南部弁魅力 柾谷さんの「南部昔コ集」好評(2013/12/04 14:20)
9月に刊行した「南部昔コ集1」(右)と、販売する増刷版を手にする柾谷伸夫さん=八戸市公民館
 八戸市公民館長の柾谷伸夫さん(65)が編集した、北奥羽地方の民話「南部昔コ」をまとめた冊子「南部昔コ集1」が評判を呼んでいる。9月刊行の200部が「予想外」という反響を得て、500部を増刷。購入希望の問い合わせが相次いでおり、市内小学校では冊子を使った活動例もある。柾谷さんは「南部弁の魅力、昔コの面白さが再認識されている」と関心の高さに驚き、南部弁文化のさらなる普及に意欲を燃やす。(井上周平)
 
 北奥羽地方で語り継がれてきた南部昔コの著作はこれまで、昨年12月に死去した郷土史家の故正部家種康さんが標準語で著した「南部昔コ集」と「南部の昔コ」の2冊がある。

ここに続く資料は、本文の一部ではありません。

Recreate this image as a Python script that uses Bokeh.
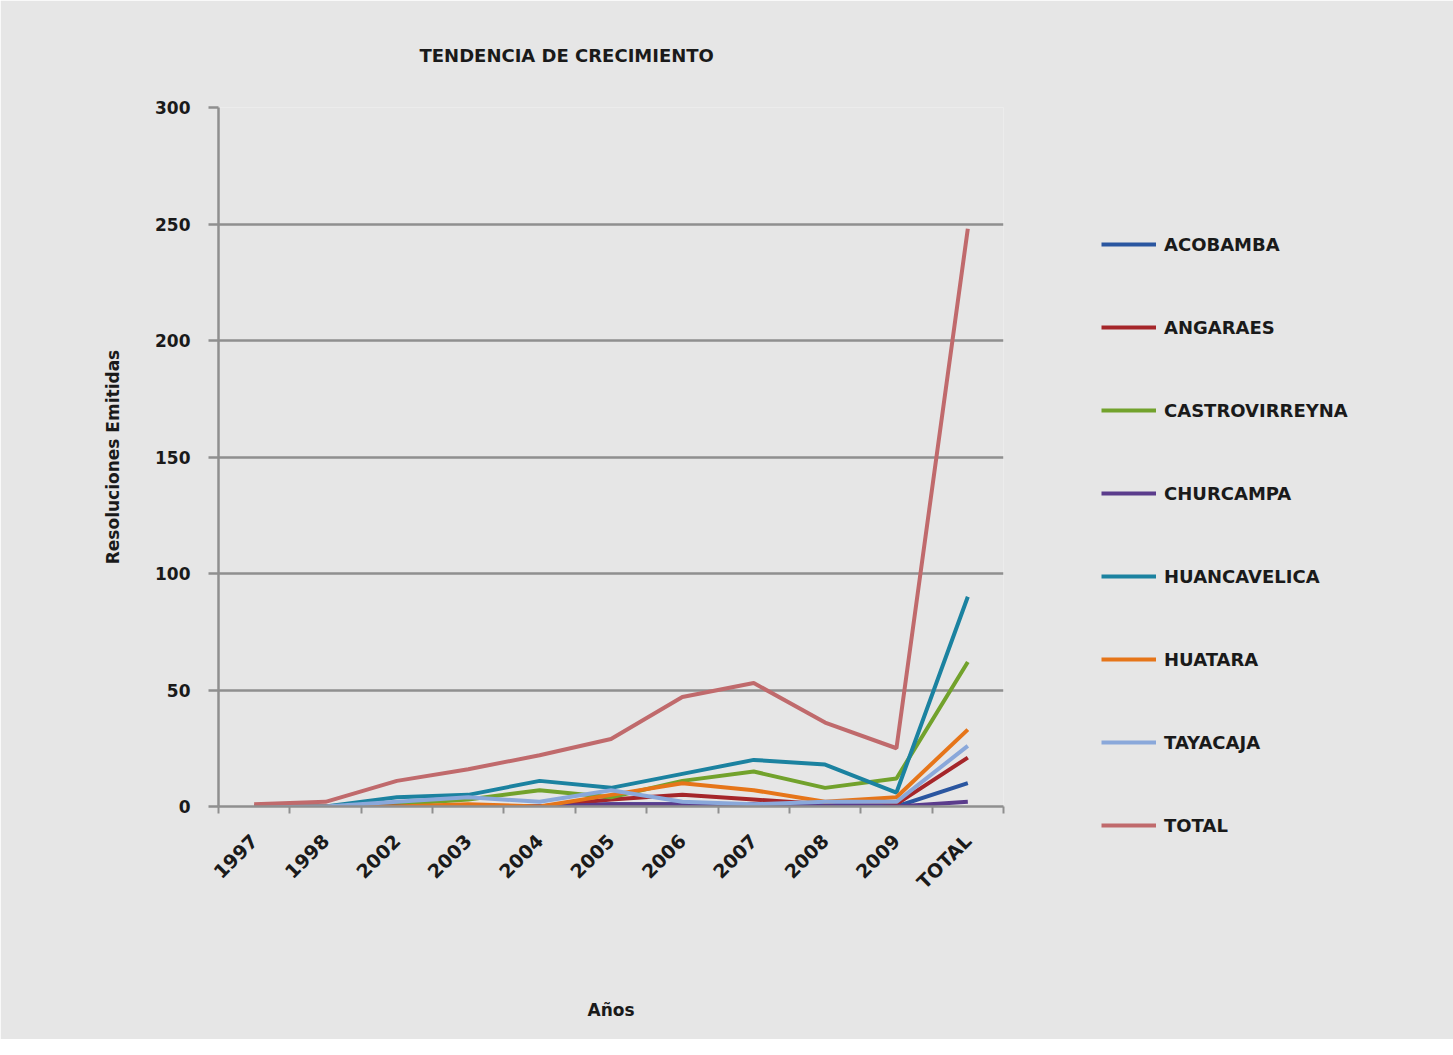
from bokeh.plotting import figure
from bokeh.models import Range1d, FixedTicker, Legend, LegendItem
from bokeh.embed import file_html
from bokeh.resources import INLINE
from math import pi

categories = ["1997", "1998", "2002", "2003", "2004", "2005", "2006", "2007", "2008", "2009", "TOTAL"]

acobamba = [0, 0, 0, 0, 0, 1, 1, 1, 1, 0, 10]
angaraes = [0, 0, 0, 0, 0, 3, 5, 3, 1, 1, 21]
castrovirreyna = [0, 0, 1, 3, 7, 4, 11, 15, 8, 12, 62]
churcampa = [0, 0, 0, 0, 0, 1, 1, 1, 1, 0, 2]
huancavelica = [0, 0, 4, 5, 11, 8, 14, 20, 18, 6, 90]
huatara = [0, 0, 0, 1, 0, 5, 10, 7, 2, 4, 33]
tayacaja = [0, 0, 2, 4, 2, 7, 2, 1, 2, 2, 26]
total = [1, 2, 11, 16, 22, 29, 47, 53, 36, 25, 248]

series_names = ["ACOBAMBA", "ANGARAES", "CASTROVIRREYNA", "CHURCAMPA",
                "HUANCAVELICA", "HUATARA", "TAYACAJA", "TOTAL"]
series_values = [acobamba, angaraes, castrovirreyna, churcampa,
                 huancavelica, huatara, tayacaja, total]
series_colors = ["#2a56a0", "#a5262a", "#72a22c", "#5b3c8c",
                 "#1b82a0", "#e67519", "#8aa8da", "#c06a6c"]

y_ticks = [0, 50, 100, 150, 200, 250, 300]

BG = "#e6e6e6"
GRID = "#8f8f8f"
FONT = "DejaVu Sans"

p = figure(frame_width=785, frame_height=699, output_backend="svg", toolbar_location=None,
           x_range=Range1d(0, len(categories)), y_range=Range1d(0, 300),
           min_border_left=218, min_border_right=0, min_border_top=107, min_border_bottom=233)

p.background_fill_color = BG
p.border_fill_color = BG
p.outline_line_color = None

p.title.text = "TENDENCIA DE CRECIMIENTO"
p.title.align = "left"
p.title.offset = 201
p.title.standoff = 84
p.title.text_font = FONT
p.title.text_font_style = "bold"
p.title.text_font_size = "18px"
p.title.text_color = "#1a1a1a"

xs = [i + 0.5 for i in range(len(categories))]

items = []
for name, vals, col in zip(series_names, series_values, series_colors):
    r = p.line(xs, vals, line_color=col, line_width=4)
    items.append(LegendItem(label=name, renderers=[r]))

# x axis: categories centred between tick marks
xaxis = p.below[0]
xaxis.ticker = FixedTicker(ticks=xs, minor_ticks=list(range(len(categories) + 1)))
xaxis.major_label_overrides = {x: c for x, c in zip(xs, categories)}
xaxis.major_tick_line_color = None
xaxis.minor_tick_line_color = GRID
xaxis.minor_tick_line_width = 2
xaxis.minor_tick_out = 7
xaxis.minor_tick_in = 0
xaxis.major_label_orientation = pi / 4
xaxis.major_label_standoff = 24
xaxis.axis_label = "Años"
xaxis.axis_label_standoff = 96
p.xgrid.visible = False

# y axis
yaxis = p.left[0]
yaxis.ticker = FixedTicker(ticks=y_ticks)
yaxis.major_tick_line_color = GRID
yaxis.major_tick_line_width = 2.5
yaxis.major_tick_out = 10
yaxis.major_tick_in = 0
yaxis.minor_tick_line_color = None
yaxis.major_label_standoff = 18
yaxis.axis_label = "Resoluciones Emitidas"
yaxis.axis_label_standoff = 29
p.ygrid.grid_line_color = GRID
p.ygrid.grid_line_width = 2.5

for ax in (xaxis, yaxis):
    ax.axis_line_color = GRID
    ax.axis_line_width = 2.5
    ax.major_label_text_font = FONT
    ax.major_label_text_font_style = "bold"
    ax.major_label_text_font_size = "17px"
    ax.major_label_text_color = "#1a1a1a"
    ax.axis_label_text_font = FONT
    ax.axis_label_text_font_style = "bold"
    ax.axis_label_text_font_size = "17px"
    ax.axis_label_text_color = "#1a1a1a"
xaxis.major_label_text_font_size = "19px"

legend = Legend(items=items, location="top_left", orientation="vertical",
                glyph_width=55, glyph_height=78, label_height=78, spacing=5,
                padding=0, margin=98, label_standoff=8,
                border_line_color=None, background_fill_alpha=0)
legend.label_text_font = FONT
legend.label_text_font_style = "bold"
legend.label_text_font_size = "18px"
legend.label_text_color = "#1a1a1a"
legend.label_text_baseline = "middle"
p.add_layout(legend, "right")

open("out.html", "w").write(file_html(p, INLINE))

 柾谷さんはことし7〜9月に市公民館で実施した昔コの語り部養成講座に向け、テキストを作製。正部家さんの著作から75編、新たに創作された5編を選び、南部弁をふんだんに織り交ぜた作品へと改訂した。
 講座の終了後、受講生向けにテキストを冊子にして販売。さらに、市内の全小中学校に配布したところ、市内外から入手を希望する声が多く寄せられた。
 このため、新たに500部を増刷し、5日に開かれる正部家さんをしのぶ会の出席者に200部を配布、残り300部を販売することにした。
 市内の小学校では、配布された冊子を使った教育活動も始まった。鮫小児童は訪問先の福祉施設で南部昔コの語り聞かせを行い、大好評を得た。長者小では、ホームルームなどの時間を使って南部昔コの朗読に挑戦する学級もあるという。
 語り部養成講座の受講生8人も、6日に同市の「はっち」で開かれる南部弁のイベントで、語り聞かせを初めて披露する。
 柾谷さんは今後、小学校を中心に南部弁を伝える活動を活発化させる構えで、来年には新たな南部昔コを集めた「2」の刊行も計画中。「南部弁の衰退を憂えていた正部家さんに、朗報を届けられそうだ」と笑顔を見せた。
 「南部昔コ集1」は1冊500円(税込み)。八戸市公民館事務所で販売している。